Pour moi, il y avait toujours un vide. Ma famille n’était pas complète avec un seul enfant. On s’est lancé dans l’aventure.

Sa fille commence cependant à faire des crises de colère assez fulgurantes, si bien que tout devient difficile  :

Ça a surtout réveillé chez moi beaucoup de colère, beaucoup de ressentiment. J’avoue que je ne savais plus comment faire : j’avais juste envie qu’elle se taise, qu’elle se calme. […] J’avais peur de la disputer.

Quand le premier confinement se met en place, la situation empire : les crises se multiplient alors que Jeanne attend son deuxième enfant.

Pendant cette période de crise sanitaire, j’attends tous les soirs que ma fille soit couchée pour pleurer. Ce n’est pas comme ça que j’envisageais les choses, que je m’imaginais ma grossesse.

Jeanne n’y arrive plus. Après l’accouchement, les colères et les crises de larmes de sa fille n’en finissent pas :

Parfois, je lui dis des choses un peu méchantes, ça sort tout seul de ma bouche. C’est bizarre.

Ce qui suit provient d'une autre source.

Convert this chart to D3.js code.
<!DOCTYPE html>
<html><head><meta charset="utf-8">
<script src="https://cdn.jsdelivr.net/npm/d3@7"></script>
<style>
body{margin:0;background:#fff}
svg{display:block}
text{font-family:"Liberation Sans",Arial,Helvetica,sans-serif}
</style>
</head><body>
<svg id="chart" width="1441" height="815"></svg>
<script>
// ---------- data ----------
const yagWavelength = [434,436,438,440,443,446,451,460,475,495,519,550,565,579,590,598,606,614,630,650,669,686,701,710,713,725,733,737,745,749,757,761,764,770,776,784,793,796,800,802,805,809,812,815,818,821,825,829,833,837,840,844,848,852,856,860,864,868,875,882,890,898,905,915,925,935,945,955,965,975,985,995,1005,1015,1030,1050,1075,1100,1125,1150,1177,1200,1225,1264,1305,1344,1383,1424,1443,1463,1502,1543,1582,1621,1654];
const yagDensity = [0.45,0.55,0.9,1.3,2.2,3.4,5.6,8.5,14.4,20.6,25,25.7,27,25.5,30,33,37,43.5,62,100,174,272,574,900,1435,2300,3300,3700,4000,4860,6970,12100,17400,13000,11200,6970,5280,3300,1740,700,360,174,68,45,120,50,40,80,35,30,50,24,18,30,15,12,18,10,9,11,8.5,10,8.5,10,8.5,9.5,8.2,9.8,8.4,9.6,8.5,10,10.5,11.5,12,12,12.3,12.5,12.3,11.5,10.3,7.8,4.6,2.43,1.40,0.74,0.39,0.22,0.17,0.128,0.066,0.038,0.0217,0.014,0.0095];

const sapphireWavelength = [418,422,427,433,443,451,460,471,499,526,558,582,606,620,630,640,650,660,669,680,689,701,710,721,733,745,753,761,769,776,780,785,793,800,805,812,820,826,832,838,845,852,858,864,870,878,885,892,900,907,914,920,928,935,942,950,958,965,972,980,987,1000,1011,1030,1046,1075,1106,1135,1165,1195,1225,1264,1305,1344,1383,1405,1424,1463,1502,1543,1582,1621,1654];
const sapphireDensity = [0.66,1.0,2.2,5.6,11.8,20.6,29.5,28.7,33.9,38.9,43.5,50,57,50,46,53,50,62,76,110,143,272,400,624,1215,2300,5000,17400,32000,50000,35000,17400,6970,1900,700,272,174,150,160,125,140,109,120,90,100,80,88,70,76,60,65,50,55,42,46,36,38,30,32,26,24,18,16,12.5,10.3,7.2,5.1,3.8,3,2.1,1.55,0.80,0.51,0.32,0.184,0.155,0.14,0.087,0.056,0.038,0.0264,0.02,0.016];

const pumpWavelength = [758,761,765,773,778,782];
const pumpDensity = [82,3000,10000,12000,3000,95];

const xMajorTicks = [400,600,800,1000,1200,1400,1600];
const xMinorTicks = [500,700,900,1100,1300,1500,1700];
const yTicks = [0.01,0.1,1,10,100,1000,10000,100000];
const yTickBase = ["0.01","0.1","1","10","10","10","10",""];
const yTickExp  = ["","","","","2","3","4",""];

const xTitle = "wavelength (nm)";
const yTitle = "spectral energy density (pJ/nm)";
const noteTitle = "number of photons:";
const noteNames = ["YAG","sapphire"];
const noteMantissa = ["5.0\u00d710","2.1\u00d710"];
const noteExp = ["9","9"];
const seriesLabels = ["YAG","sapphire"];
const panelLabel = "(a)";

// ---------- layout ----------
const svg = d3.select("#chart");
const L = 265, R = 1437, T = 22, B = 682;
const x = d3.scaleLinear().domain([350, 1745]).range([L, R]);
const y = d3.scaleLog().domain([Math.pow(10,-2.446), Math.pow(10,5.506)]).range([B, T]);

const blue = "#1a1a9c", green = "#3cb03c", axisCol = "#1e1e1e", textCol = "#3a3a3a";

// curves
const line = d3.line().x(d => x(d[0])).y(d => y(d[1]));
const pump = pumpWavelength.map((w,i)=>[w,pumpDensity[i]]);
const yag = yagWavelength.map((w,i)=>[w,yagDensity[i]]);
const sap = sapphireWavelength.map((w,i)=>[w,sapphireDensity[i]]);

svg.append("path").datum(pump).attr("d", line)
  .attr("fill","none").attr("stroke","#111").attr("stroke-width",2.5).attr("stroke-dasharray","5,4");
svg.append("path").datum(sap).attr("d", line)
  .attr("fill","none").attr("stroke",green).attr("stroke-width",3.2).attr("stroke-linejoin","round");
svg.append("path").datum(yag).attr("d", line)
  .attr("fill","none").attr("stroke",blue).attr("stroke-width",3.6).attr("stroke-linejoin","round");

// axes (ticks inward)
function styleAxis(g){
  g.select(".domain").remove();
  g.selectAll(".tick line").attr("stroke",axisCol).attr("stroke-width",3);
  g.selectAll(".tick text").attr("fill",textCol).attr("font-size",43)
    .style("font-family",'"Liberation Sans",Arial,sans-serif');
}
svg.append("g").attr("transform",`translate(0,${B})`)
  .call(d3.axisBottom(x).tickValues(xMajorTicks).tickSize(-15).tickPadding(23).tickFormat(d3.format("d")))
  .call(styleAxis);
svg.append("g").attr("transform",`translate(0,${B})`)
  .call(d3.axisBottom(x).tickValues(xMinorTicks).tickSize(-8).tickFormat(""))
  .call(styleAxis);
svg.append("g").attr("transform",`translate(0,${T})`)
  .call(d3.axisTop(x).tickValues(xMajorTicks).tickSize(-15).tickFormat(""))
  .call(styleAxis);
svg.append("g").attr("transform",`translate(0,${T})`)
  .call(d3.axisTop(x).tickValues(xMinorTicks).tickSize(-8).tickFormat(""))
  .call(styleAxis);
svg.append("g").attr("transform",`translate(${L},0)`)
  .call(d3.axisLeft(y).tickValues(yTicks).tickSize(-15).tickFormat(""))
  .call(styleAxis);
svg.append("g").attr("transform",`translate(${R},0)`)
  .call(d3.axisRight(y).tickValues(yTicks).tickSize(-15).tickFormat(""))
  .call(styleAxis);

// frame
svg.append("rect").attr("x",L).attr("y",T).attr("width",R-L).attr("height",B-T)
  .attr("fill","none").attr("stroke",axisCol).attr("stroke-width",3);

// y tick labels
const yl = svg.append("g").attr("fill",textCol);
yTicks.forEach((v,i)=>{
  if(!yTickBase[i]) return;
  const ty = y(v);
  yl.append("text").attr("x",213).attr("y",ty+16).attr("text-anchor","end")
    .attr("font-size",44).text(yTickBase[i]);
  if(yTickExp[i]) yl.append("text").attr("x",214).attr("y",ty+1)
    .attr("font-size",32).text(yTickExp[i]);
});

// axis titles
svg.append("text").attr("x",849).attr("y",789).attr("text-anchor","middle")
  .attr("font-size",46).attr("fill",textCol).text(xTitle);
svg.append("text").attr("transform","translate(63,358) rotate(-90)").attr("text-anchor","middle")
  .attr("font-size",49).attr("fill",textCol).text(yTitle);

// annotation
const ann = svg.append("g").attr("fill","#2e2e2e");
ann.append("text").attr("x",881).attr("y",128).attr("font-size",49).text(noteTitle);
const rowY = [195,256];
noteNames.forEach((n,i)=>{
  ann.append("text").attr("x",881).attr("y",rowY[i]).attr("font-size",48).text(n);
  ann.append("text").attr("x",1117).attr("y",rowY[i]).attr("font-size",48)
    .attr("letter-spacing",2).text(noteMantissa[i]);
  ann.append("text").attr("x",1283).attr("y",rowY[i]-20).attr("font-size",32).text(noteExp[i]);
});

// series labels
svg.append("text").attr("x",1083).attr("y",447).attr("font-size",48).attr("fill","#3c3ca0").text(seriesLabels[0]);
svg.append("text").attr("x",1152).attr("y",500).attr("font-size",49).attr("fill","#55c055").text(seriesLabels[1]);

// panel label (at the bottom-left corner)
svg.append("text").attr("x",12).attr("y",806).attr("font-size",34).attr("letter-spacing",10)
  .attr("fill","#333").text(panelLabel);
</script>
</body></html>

Et je sais très bien qu’un enfant de quatre ans ne peut pas réfléchir aux conséquences de ses actes.

La culpabilité se mélange à la colère ainsi qu’à la « honte ». Jeanne ne se reconnaît pas et craint de tomber dans la folie.

J’essaie d’apprendre à ma fille à gérer ses émotions, mais je me rends compte que je n’arrive moi-même pas à les gérer.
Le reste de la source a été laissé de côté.